The team’s technical development plateaued with McKinny’s departure, but their sense of family strengthened. Early in Robinson’s tenure, Lincoln traveled to a city meet where they got their heads handed to them. Robinson went Coach Bobby Knight on them, berating them wildly. You guys couldn’t pin a fish on dry land! he screamed.

Robinson stormed out of the gym, telling his kids they could all walk home because he wasn’t riding with a bus full of losers. Once he was out the door, shame stopped his stride. I was compelled to go back and tell those kids that I loved them, he remembered. They were an emotionally broken bunch who needed love more than they needed points and wins. So he hustled back into the gym to find them all sitting like stones right where he’d left them. He told them he was sorry. He asked for their forgiveness. He told them he loved them.

That was my epiphany, Robinson remembered. I could have lost every kid right there if I didn’t go back. From then on, he looked each of his wrestlers in the eye before they walked on the mat and shouted, Who loves you?

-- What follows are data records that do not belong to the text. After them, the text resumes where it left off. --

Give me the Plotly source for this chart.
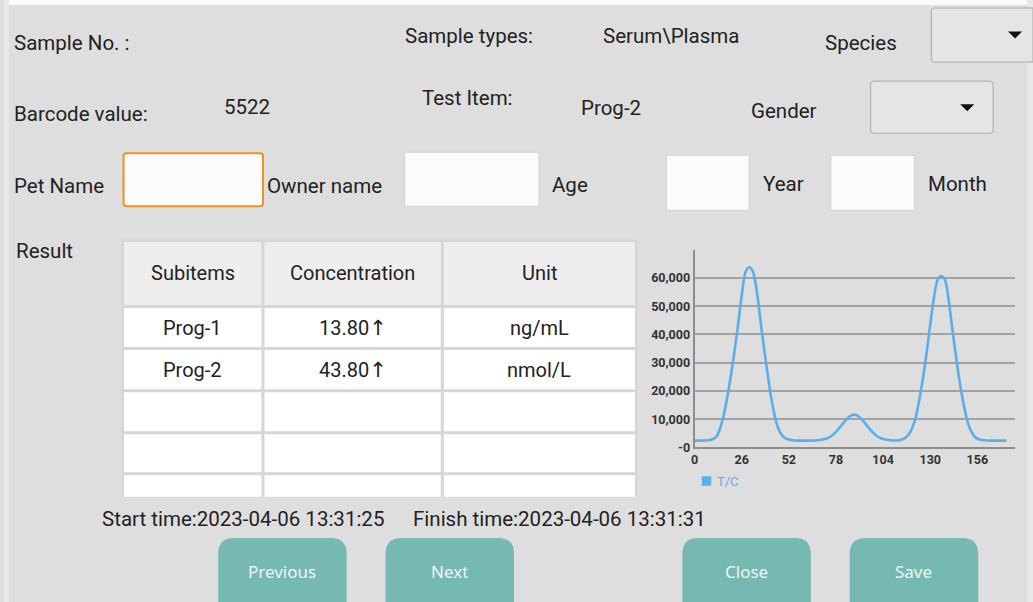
import plotly.graph_objects as go

# ---------------- data ----------------
x_positions = [0, 2, 4, 6, 8, 10, 12, 14, 16, 18, 20, 22, 24, 26, 28, 30, 32, 34, 36, 38,
               40, 42, 44, 46, 48, 50, 52, 54, 56, 58, 60, 62, 64, 66, 68, 70, 72, 74, 76, 78,
               80, 82, 84, 86, 88, 90, 92, 94, 96, 98, 100, 102, 104, 106, 108, 110, 112, 114, 116, 118,
               120, 122, 124, 126, 128, 130, 132, 134, 136, 138, 140, 142, 144, 146, 148, 150, 152, 154, 156, 158,
               160, 162, 164, 166, 168, 170, 172]
tc_values = [2400, 2400, 2400, 2450, 2600, 2900, 3800, 6600, 11300, 17700, 25400, 34100, 43500, 53900, 61900, 63800, 62500, 56700, 46700, 36400,
             27300, 18600, 11700, 7000, 4500, 3300, 2800, 2550, 2450, 2400, 2400, 2400, 2400, 2450, 2520, 2700, 2970, 3500, 4320, 5500,
             6990, 8600, 10130, 11200, 11600, 11200, 10130, 8600, 6990, 5500, 4320, 3500, 2970, 2700, 2520, 2450, 2450, 2700, 3300, 4500,
             6800, 10600, 17100, 24600, 33500, 43500, 52900, 59200, 60600, 59600, 52900, 42800, 33200, 24100, 16700, 10600, 6500, 4200, 3100, 2700,
             2550, 2450, 2400, 2400, 2400, 2400, 2400]
x_tick_vals = [0, 26, 52, 78, 104, 130, 156]
y_tick_vals = [0, 10000, 20000, 30000, 40000, 50000, 60000]
y_tick_text = ["-0", "10,000", "20,000", "30,000", "40,000", "50,000", "60,000"]
series_name = "T/C"

table_header = ["Subitems", "Concentration", "Unit"]
subitems = ["Prog-1", "Prog-2"]
concentrations = ["13.80", "43.80"]
units = ["ng/mL", "nmol/L"]
high_flag = "\u2191"

button_labels = ["Previous", "Next", "Close", "Save"]
start_time = "Start time:2023-04-06 13:31:25"
finish_time = "Finish time:2023-04-06 13:31:31"

# ---------------- helpers ----------------
W, H = 1033, 602          # layout grid (reference pixels)
FIG_H = 610               # rendered figure height
BG = "#dedede"
TXT = "#222222"
FONT = "Roboto"


def X(px):
    return px / W


def Y(py):
    return 1 - py / H


shapes = []
annotations = []


def rect(x0, y0, x1, y1, fill, lc=None, lw=0):
    shapes.append(dict(type="rect", xref="paper", yref="paper", layer="below",
                       x0=X(x0), x1=X(x1), y0=Y(y1), y1=Y(y0), fillcolor=fill,
                       line=dict(color=lc or fill, width=lw)))


def rrect(x0, y0, x1, y1, r, fill, lc=None, lw=0, round_bottom=True, round_right=True):
    def p(a, b):
        return f"{X(a):.6f},{Y(b):.6f}"
    rb = r if round_bottom else 0
    rr = r if round_right else 0
    rbr = min(rb, rr)
    path = f"M {p(x0 + r, y0)} L {p(x1 - rr, y0)} "
    if rr:
        path += f"Q {p(x1, y0)} {p(x1, y0 + rr)} "
    path += f"L {p(x1, y1 - rbr)} "
    if rbr:
        path += f"Q {p(x1, y1)} {p(x1 - rbr, y1)} "
    path += f"L {p(x0 + rb, y1)} "
    if rb:
        path += f"Q {p(x0, y1)} {p(x0, y1 - rb)} "
    path += f"L {p(x0, y0 + r)} Q {p(x0, y0)} {p(x0 + r, y0)} Z"
    shapes.append(dict(type="path", xref="paper", yref="paper", layer="below", path=path,
                       fillcolor=fill, line=dict(color=lc or fill, width=lw)))


def tri(cx, cy, w, h, color):
    path = (f"M {X(cx - w / 2):.6f},{Y(cy - h / 2):.6f} L {X(cx + w / 2):.6f},{Y(cy - h / 2):.6f} "
            f"L {X(cx):.6f},{Y(cy + h / 2):.6f} Z")
    shapes.append(dict(type="path", xref="paper", yref="paper", layer="above", path=path,
                       fillcolor=color, line=dict(color=color, width=0)))


def text(px, py, s, size=20.5, color=TXT, anchor="left", family=FONT, weight=None):
    f = dict(family=family, size=size, color=color)
    if weight:
        f["weight"] = weight
    if anchor == "left":
        px -= 3
    annotations.append(dict(xref="paper", yref="paper", x=X(px), y=Y(py), text=s,
                            showarrow=False, xanchor=anchor, yanchor="middle", font=f))


# ---------------- page frame ----------------
rect(0, 0, W, 5, "#fafafa")
rect(0, 0, 5, H, "#e8e8e8")
rect(1027, 0, W, H, "#e8e8e8")

# ---------------- labels ----------------
text(11, 43, "Sample No. :")
text(404, 36, "Sample types:")
text(602, 36, "Serum\\Plasma")
text(825, 43, "Species")
text(11, 114, "Barcode value:")
text(222, 107, "5522")
text(421, 98, "Test Item:")
text(580, 108, "Prog-2")
text(751, 111, "Gender")
text(11, 186, "Pet Name")
text(265, 186, "Owner name")
text(551, 185, "Age")
text(763, 184, "Year")
text(929, 184, "Month")
text(13, 251, "Result")

# dropdowns
rrect(931, 8, 1033, 62, 3, "#e5e5e5", "#a9a9a9", 1, round_right=False)
tri(1015, 35, 14, 7, "#111111")
rrect(870, 81, 993, 133, 3, "#e5e5e5", "#a9a9a9", 1)
tri(967, 107.5, 14, 7, "#111111")

# input boxes
rrect(120, 153, 260, 206, 3, "#fbfbfb", "#f0921f", 2)
rect(402, 152, 537, 206, "#fbfbfb", "#d2d2d2", 1)
rect(665, 155, 748, 210, "#fbfbfb", "#d2d2d2", 1)
rect(830, 155, 914, 210, "#fbfbfb", "#d2d2d2", 1)

# ---------------- table ----------------
cols = [119, 260, 440, 635]
rows = [240, 306, 348, 390, 432, 473, 496]
rect(118, 239, 636, 496, "#d6d6d6")
for ri in range(len(rows) - 1):
    for ci in range(len(cols) - 1):
        fill = "#eeeeee" if ri == 0 else "#ffffff"
        y_end = rows[ri + 1] - 1.5 if ri < len(rows) - 2 else rows[ri + 1]
        rect(cols[ci] + 1.5, rows[ri] + 1.5, cols[ci + 1] - 1.5, y_end, fill)
col_centers = [(cols[i] + cols[i + 1]) / 2 for i in range(3)]
for ci, h in enumerate(table_header):
    text(col_centers[ci], 273, h, size=20, anchor="center")
for ri in range(len(subitems)):
    cy = (rows[ri + 1] + rows[ri + 2]) / 2
    text(col_centers[0], cy, subitems[ri], size=20, anchor="center")
    conc = concentrations[ri] + '<span style="font-family:DejaVu Sans;font-size:21px">' + high_flag + '</span>'
    text(col_centers[1], cy, conc, size=20, anchor="center")
    text(col_centers[2], cy, units[ri], size=20, anchor="center")

# times
text(99, 518, start_time, size=20.5)
text(412, 518, finish_time, size=20.5)

# buttons
btn_x = [(215, 344), (383, 512), (681, 810), (849, 978)]
for (bx0, bx1), lab in zip(btn_x, button_labels):
    rrect(bx0, 537, bx1, H, 16, "#76b9b0", round_bottom=False)
    text((bx0 + bx1) / 2, 571, lab, size=17, color="#eef8f6", anchor="center", family="Noto Sans")

# legend
LINE_COLOR = "#5aaeea"
rect(700.5, 475.5, 710, 485, LINE_COLOR)
text(717, 481, series_name, size=13, color=LINE_COLOR)

# ---------------- chart ----------------
fig = go.Figure()
fig.add_trace(go.Scatter(x=x_positions, y=tc_values, mode="lines", name=series_name,
                         line=dict(color=LINE_COLOR, width=2.6, shape="spline", smoothing=0.8),
                         hoverinfo="skip"))

x_px0, x_px1 = 693.3, 1015
y_px0, y_px1 = 446.7, 249.3
fig.update_layout(
    width=W, height=FIG_H, margin=dict(l=0, r=0, t=0, b=0),
    paper_bgcolor=BG, plot_bgcolor="rgba(0,0,0,0)",
    showlegend=False,
    shapes=shapes, annotations=annotations,
    xaxis=dict(domain=[X(x_px0), X(x_px1)], range=[0, 176.8], tickvals=x_tick_vals,
               showgrid=False, zeroline=False, showline=True, linecolor="#8e8e8e", linewidth=2,
               ticks="", tickfont=dict(family=FONT, size=12.5, color="#333333", weight="bold"),
               fixedrange=True),
    yaxis=dict(domain=[Y(y_px0), Y(y_px1)], range=[0, 70000], tickvals=y_tick_vals, ticktext=y_tick_text,
               showgrid=True, gridcolor="#a2a2a2", gridwidth=1.5, zeroline=False, showline=True,
               linecolor="#8e8e8e", linewidth=2, ticks="",
               tickfont=dict(family=FONT, size=12.5, color="#333333", weight="bold"),
               fixedrange=True),
)

fig.write_html(
    "out.html",
    config={"displayModeBar": False},
    post_script="document.body.style.margin='0';document.body.style.overflow='hidden';"
                "document.documentElement.style.overflow='hidden';",
)
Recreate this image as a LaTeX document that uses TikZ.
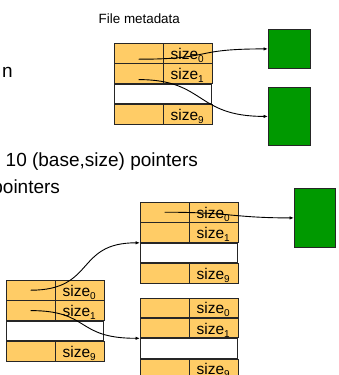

Coach does! they would answer with proud assurance. With his world mired in perpetual uncertainty, Dartanyon especially grew to trust in this ritual and began to blossom under Robinson’s care. He grew a little stronger that year—moving up a weight class from 171 to 189 pounds—and a little fiercer. He was no longer content to toss someone around in a personal display of strength. He was out for the kill, finishing most of his twenty-five wins that season with a punishing headlock. Robinson just looked on and smiled in the impish way you do when you’re holding in a secret.

CHAPTER 2

THE NEW KID

The following fall, at the start of the 2008–9 season, Matt Sifers told Robinson that there was a new kid who wanted to wrestle. I’m not sure what you’re going to think of him, Sifers said. He’s . . . well . . . a little different.

Robinson chuckled. We already got every kind of different on this team. What, is he purple?

No, he’s not purple, Sifers said. He’s black.

We already got one of those, Robinson said, pointing to Dartanyon. What’s so different about this one?

He doesn’t have any legs.

Robinson prided himself as being the king of comebacks, but nothing came out of his gaping mouth this time. He crossed his arms over his chest and thought for a moment. He had long bought into the Wolverines’ misfit identity, and he figured if he learned how to coach kids without shoes, he could learn how to coach a kid without legs too. Tell him to come to practice, he said finally. We’d love to have him.

Leroy Sutton was a lower-extremity double amputee who’d transferred into Lincoln-West from Akron the previous winter, halfway through his junior year. This being his twelfth school in ten years, Leroy was done trying to make friends. He repelled most people’s curiosity with black nail polish, facial piercings, and the heavy metal that blared out of his headphones as he played air drums against the sides of his wheelchair. He successfully creeped out Sifers in the computer class they shared their senior year. Leroy eventually spoke first, noticing Matt’s football jersey one Friday and asking what position he played. You should come out for the team, Sifers said awkwardly, immediately regretting his insensitivity and reddening.

Nah, I’m a wrestler, Leroy said.

Sifers wasn’t sure how Leroy wrestling could be any more probable than Leroy playing football; he was just glad Leroy had said something that made him feel better instead of worse.

I wrestle too, Sifers said. You should come out for the wrestling team this fall. Every day for the next month, Sifers told Leroy that he expected to see him at practice, and the day the mats rolled out, Leroy rolled in.